Data Deposition and Annotation
Deposition Statistics
From July 1-September 30, 2012, 2583 experimentally-determined structures were deposited to the PDB archive, and then processed and annotated by wwPDB teams.
Of the structures deposited in 2012 so far, 81% were deposited with a release status of hold until publication; 15% were released as soon as annotation of the entry was complete; and 4% were held until a particular date. 93% of these entries were determined by X-ray crystallographic methods; 6% were determined by NMR methods.
During the same time period, 2167 structures were released and made publicly available in the PDB.
Prepare Data for Deposition with pdb_extract and SF-Tool
Tools are available to help prepare data files for deposition with ADIT. Using these resources can help minimize errors, validate data, and save time during the deposition process.
pdb_extract extracts key details from the output files produced by many X-ray crystallographic and NMR applications. The program merges these data into mmCIF data files that can be used with ADIT for validation and deposition.
pdb_extract features include support for:
- Data from hybrid method experiments
- NCS and TLS ranges in BUSTER and REFMAC
- Improved mtz-to-mmCIF conversion
- Quality assessment of X-ray data
SF-Tool is a streamlined, web-based tool for validating X-ray, neutron, and hybrid experimental data. Visit sf-tool.rcsb.org to:
- Validate model coordinates against structure factor data
- Easily convert structure factor files between different formats (mmCIF, MTZ, CNS/CNX, XPLOR, SHELX, TNT, HKL2000, SCALEPACK, D*Trek, SAINT, and more)
- Check for and validate twinned or detwinned data
wwPDB News:
Special Symposium on PDB: Basis for Life Science and Drug Development
A special PDB symposium will be held on Saturday, October 13, 2012 at Hearton Hall in Osaka, Japan. The meeting is free and open to the public.
Presentations will include:
- wwPDB and its Impacts on Science and Society, Haruki Nakamura, Osaka University
- Impact of the Protein Data Bank on Drug Discovery, Stephen Kevin Burley, University of California at San Diego
- Molecular Nanomachines in Living Organisms-Exquisite Structural Design Far Beyond State-of-the-Art Nanotechnology, Keiichi Namba, Osaka University
For more information, see wwpdb.org.
Science as an open enterprise
The wwPDB's management of the PDB archive was highlighted as a major international data initiative with well-defined protocols for the selection and incorporation of new data and access to them in a report from The Royal Society on openness in scientific data. The full report, entitled Science as an open enterprise, is online at royalsociety.org.

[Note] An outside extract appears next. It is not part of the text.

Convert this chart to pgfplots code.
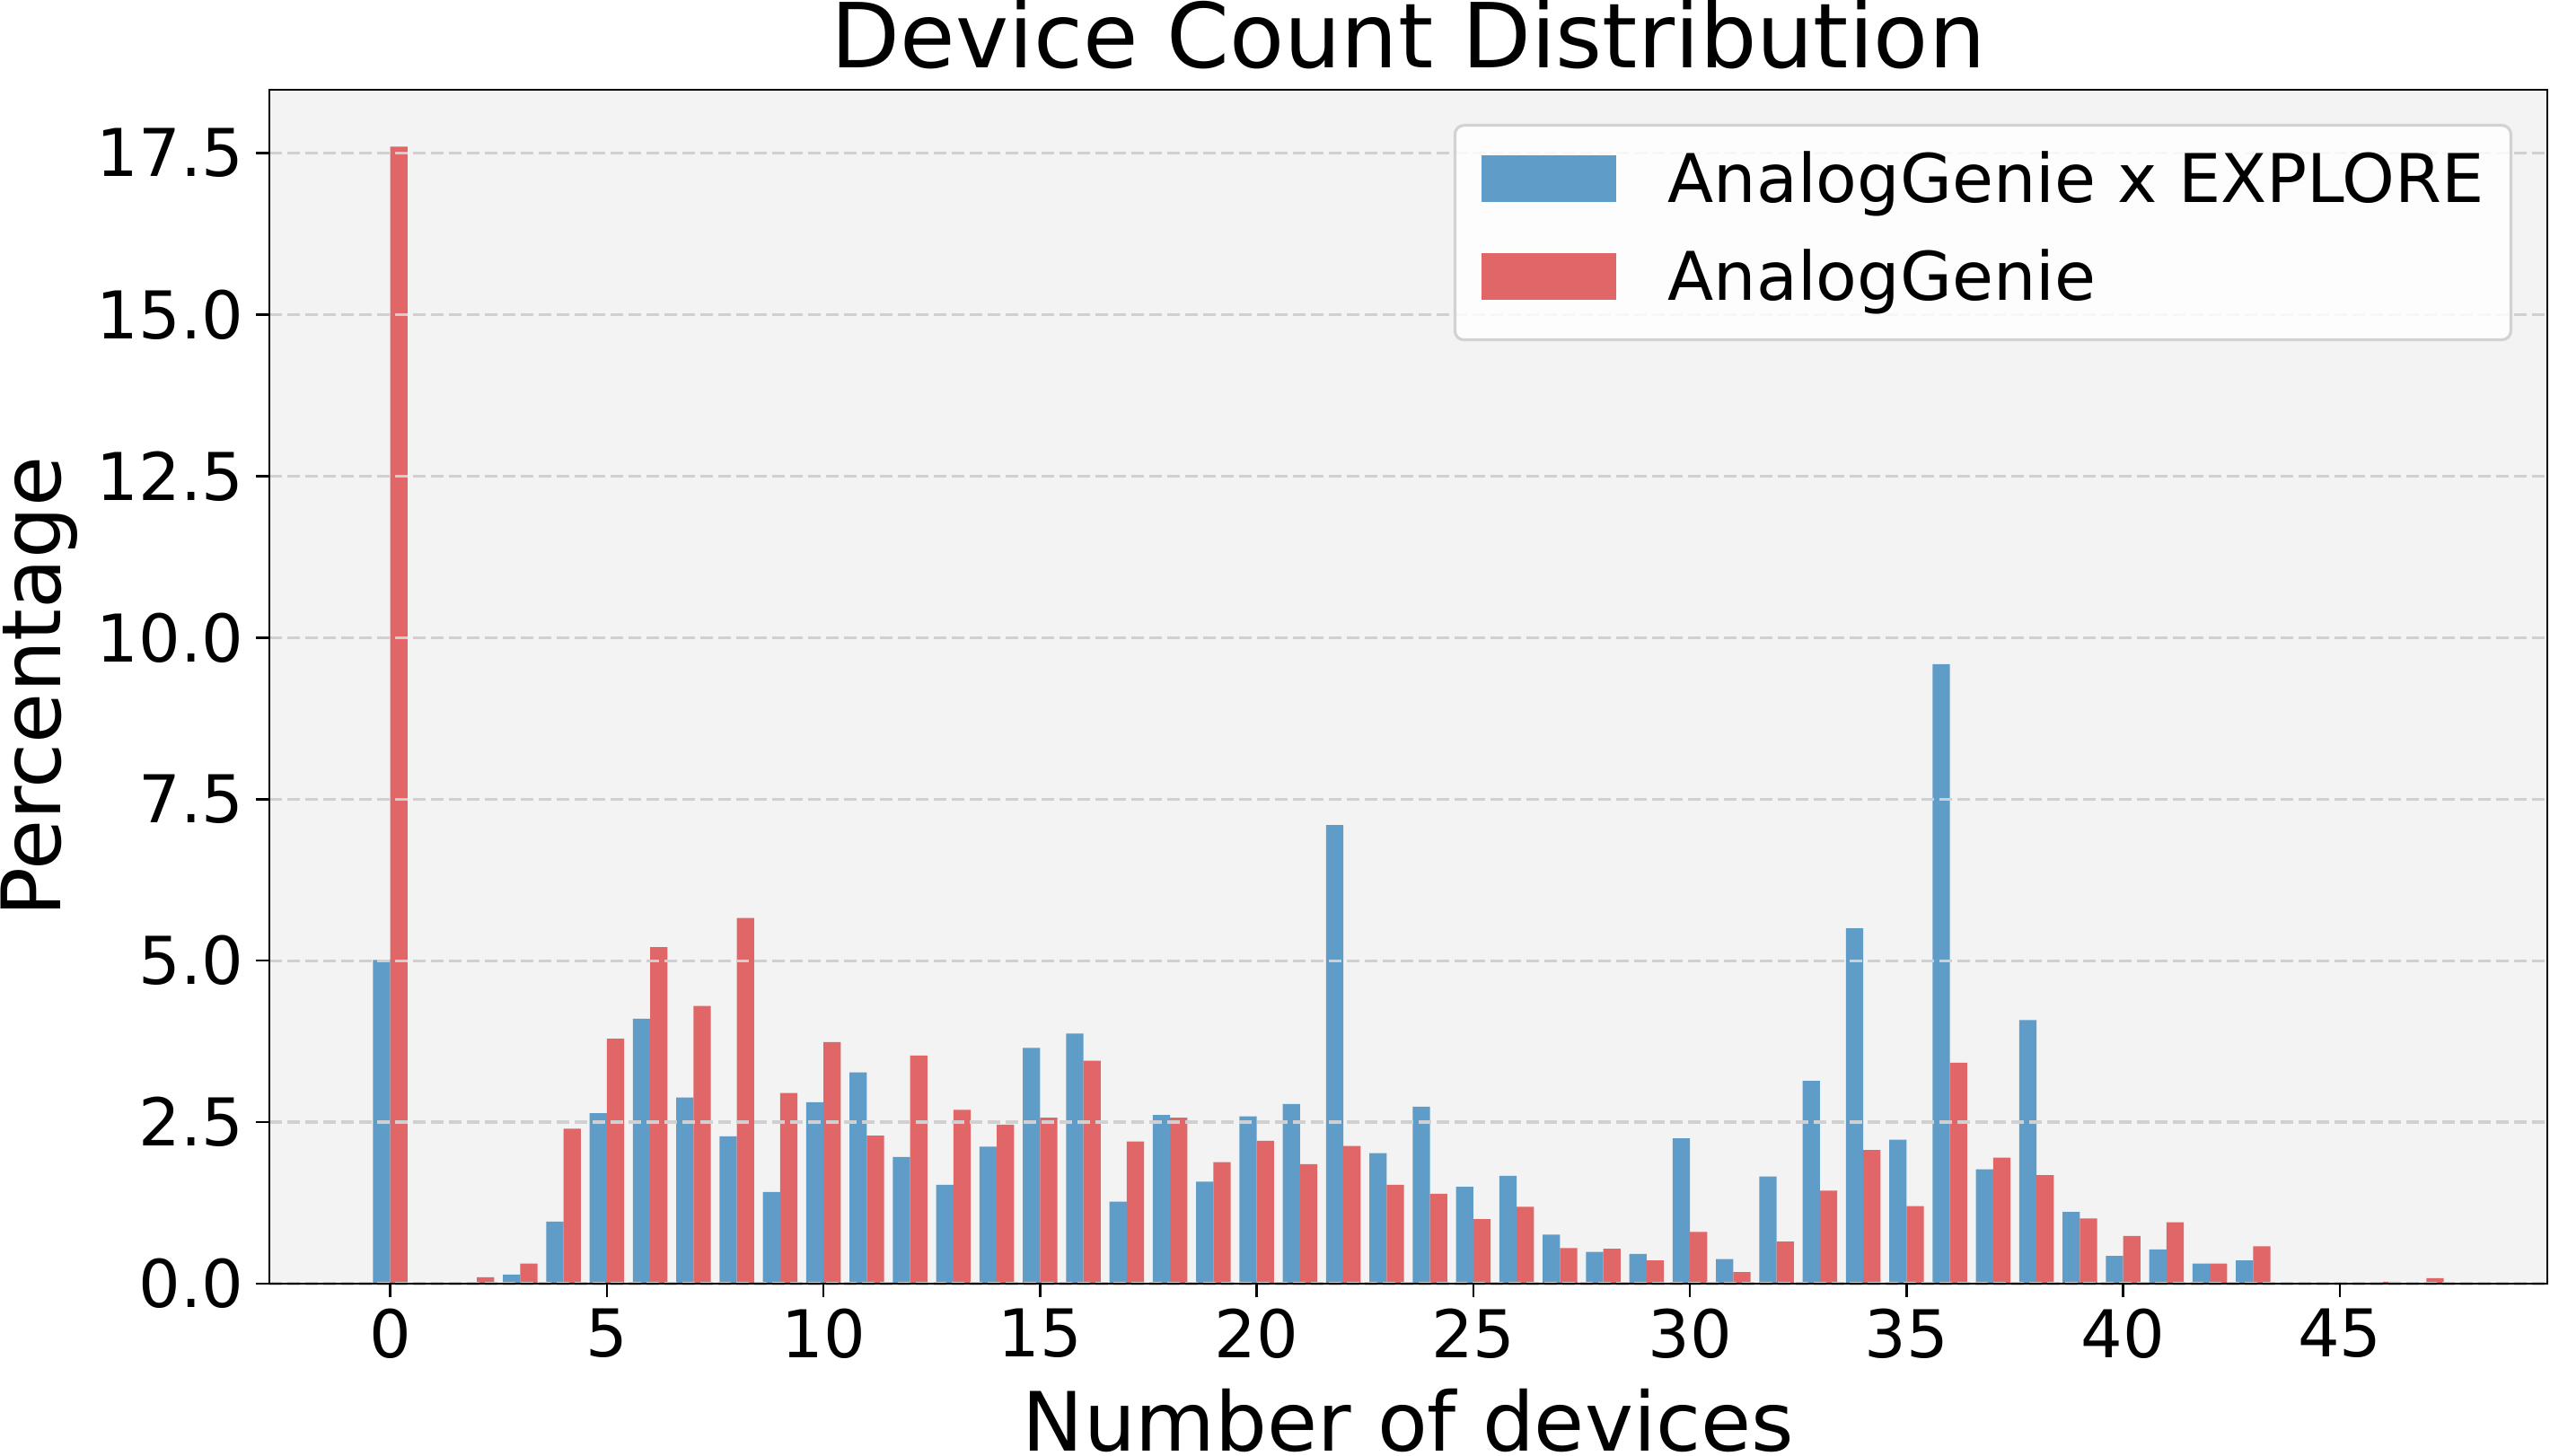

- G. N. Murshudov, A. A. Vagin, E. J. Dodson. (1997) Refinement of macromolecular structures by the maximum-likelihood method. Acta Crystallogr. D53: 240-255.
- P. D. Adams, R. W. Grosse-Kunstleve, L.-W. Hung, T. R. Ioerger, A. j. McCoy, N. W. Moriarty, R. J. Read, J. C. Sacchettini, N. K. Sauter, T. C. Terwilliger. (2002) PHENIX: building new software for automated crystallographic structure determination. Acta Crystallographica D58: 1948-1954.
- A. A. Vaguine, J. Richelle, S. J. Wodak. (1999) SFCHECK: a unified set of procedures for evaluating the quality of macromolecular structure-factor data and their agreement with the atomic model. Acta Crystallogr D Biol Crystallogr 55: 191-205.